Source records:

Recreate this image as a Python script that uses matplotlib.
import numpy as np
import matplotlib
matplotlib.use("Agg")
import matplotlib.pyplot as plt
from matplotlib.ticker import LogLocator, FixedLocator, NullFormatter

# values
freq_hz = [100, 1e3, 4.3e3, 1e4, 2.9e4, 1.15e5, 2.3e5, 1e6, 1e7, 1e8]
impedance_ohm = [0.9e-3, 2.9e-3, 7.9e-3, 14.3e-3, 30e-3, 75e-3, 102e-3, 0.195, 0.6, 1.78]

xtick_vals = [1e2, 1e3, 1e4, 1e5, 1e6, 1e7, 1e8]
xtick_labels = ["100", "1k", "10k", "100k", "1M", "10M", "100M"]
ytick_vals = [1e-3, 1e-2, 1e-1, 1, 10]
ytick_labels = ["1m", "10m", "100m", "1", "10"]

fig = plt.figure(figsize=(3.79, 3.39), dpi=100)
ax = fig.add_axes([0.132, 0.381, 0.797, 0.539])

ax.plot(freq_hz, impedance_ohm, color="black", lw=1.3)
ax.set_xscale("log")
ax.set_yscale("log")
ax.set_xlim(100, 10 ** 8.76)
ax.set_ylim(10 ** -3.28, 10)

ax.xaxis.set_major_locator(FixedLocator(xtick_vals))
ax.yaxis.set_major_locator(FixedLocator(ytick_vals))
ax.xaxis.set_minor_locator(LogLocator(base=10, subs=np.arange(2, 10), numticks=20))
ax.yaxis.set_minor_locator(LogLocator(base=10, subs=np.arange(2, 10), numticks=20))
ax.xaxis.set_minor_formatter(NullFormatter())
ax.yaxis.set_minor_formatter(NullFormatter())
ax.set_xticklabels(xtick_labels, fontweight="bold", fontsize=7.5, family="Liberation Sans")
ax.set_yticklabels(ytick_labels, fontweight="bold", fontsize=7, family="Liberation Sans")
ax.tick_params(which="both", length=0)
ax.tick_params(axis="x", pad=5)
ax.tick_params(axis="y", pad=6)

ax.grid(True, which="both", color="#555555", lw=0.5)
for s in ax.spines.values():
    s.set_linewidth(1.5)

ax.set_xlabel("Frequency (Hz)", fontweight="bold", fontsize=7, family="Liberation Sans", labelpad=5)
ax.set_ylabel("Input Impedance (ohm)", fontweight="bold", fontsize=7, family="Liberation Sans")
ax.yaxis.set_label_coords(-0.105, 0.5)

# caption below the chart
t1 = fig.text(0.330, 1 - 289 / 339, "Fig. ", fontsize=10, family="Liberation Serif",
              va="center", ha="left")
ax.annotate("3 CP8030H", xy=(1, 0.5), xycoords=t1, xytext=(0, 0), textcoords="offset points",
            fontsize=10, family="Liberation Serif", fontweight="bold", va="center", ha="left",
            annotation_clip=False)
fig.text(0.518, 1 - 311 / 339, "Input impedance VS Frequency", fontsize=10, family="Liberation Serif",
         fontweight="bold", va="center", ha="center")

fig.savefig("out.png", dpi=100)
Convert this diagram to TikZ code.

What is needed: Using the listing above, please repeat every entry exactly.

Exercise response:
Recreate this image as a Python script that uses matplotlib.
import numpy as np
import matplotlib
matplotlib.use("Agg")
import matplotlib.pyplot as plt
from matplotlib.ticker import LogLocator, FixedLocator, NullFormatter

# values
freq_hz = [100, 1e3, 4.3e3, 1e4, 2.9e4, 1.15e5, 2.3e5, 1e6, 1e7, 1e8]
impedance_ohm = [0.9e-3, 2.9e-3, 7.9e-3, 14.3e-3, 30e-3, 75e-3, 102e-3, 0.195, 0.6, 1.78]

xtick_vals = [1e2, 1e3, 1e4, 1e5, 1e6, 1e7, 1e8]
xtick_labels = ["100", "1k", "10k", "100k", "1M", "10M", "100M"]
ytick_vals = [1e-3, 1e-2, 1e-1, 1, 10]
ytick_labels = ["1m", "10m", "100m", "1", "10"]

fig = plt.figure(figsize=(3.79, 3.39), dpi=100)
ax = fig.add_axes([0.132, 0.381, 0.797, 0.539])

ax.plot(freq_hz, impedance_ohm, color="black", lw=1.3)
ax.set_xscale("log")
ax.set_yscale("log")
ax.set_xlim(100, 10 ** 8.76)
ax.set_ylim(10 ** -3.28, 10)

ax.xaxis.set_major_locator(FixedLocator(xtick_vals))
ax.yaxis.set_major_locator(FixedLocator(ytick_vals))
ax.xaxis.set_minor_locator(LogLocator(base=10, subs=np.arange(2, 10), numticks=20))
ax.yaxis.set_minor_locator(LogLocator(base=10, subs=np.arange(2, 10), numticks=20))
ax.xaxis.set_minor_formatter(NullFormatter())
ax.yaxis.set_minor_formatter(NullFormatter())
ax.set_xticklabels(xtick_labels, fontweight="bold", fontsize=7.5, family="Liberation Sans")
ax.set_yticklabels(ytick_labels, fontweight="bold", fontsize=7, family="Liberation Sans")
ax.tick_params(which="both", length=0)
ax.tick_params(axis="x", pad=5)
ax.tick_params(axis="y", pad=6)

ax.grid(True, which="both", color="#555555", lw=0.5)
for s in ax.spines.values():
    s.set_linewidth(1.5)

ax.set_xlabel("Frequency (Hz)", fontweight="bold", fontsize=7, family="Liberation Sans", labelpad=5)
ax.set_ylabel("Input Impedance (ohm)", fontweight="bold", fontsize=7, family="Liberation Sans")
ax.yaxis.set_label_coords(-0.105, 0.5)

# caption below the chart
t1 = fig.text(0.330, 1 - 289 / 339, "Fig. ", fontsize=10, family="Liberation Serif",
              va="center", ha="left")
ax.annotate("3 CP8030H", xy=(1, 0.5), xycoords=t1, xytext=(0, 0), textcoords="offset points",
            fontsize=10, family="Liberation Serif", fontweight="bold", va="center", ha="left",
            annotation_clip=False)
fig.text(0.518, 1 - 311 / 339, "Input impedance VS Frequency", fontsize=10, family="Liberation Serif",
         fontweight="bold", va="center", ha="center")

fig.savefig("out.png", dpi=100)
Convert this diagram to TikZ code.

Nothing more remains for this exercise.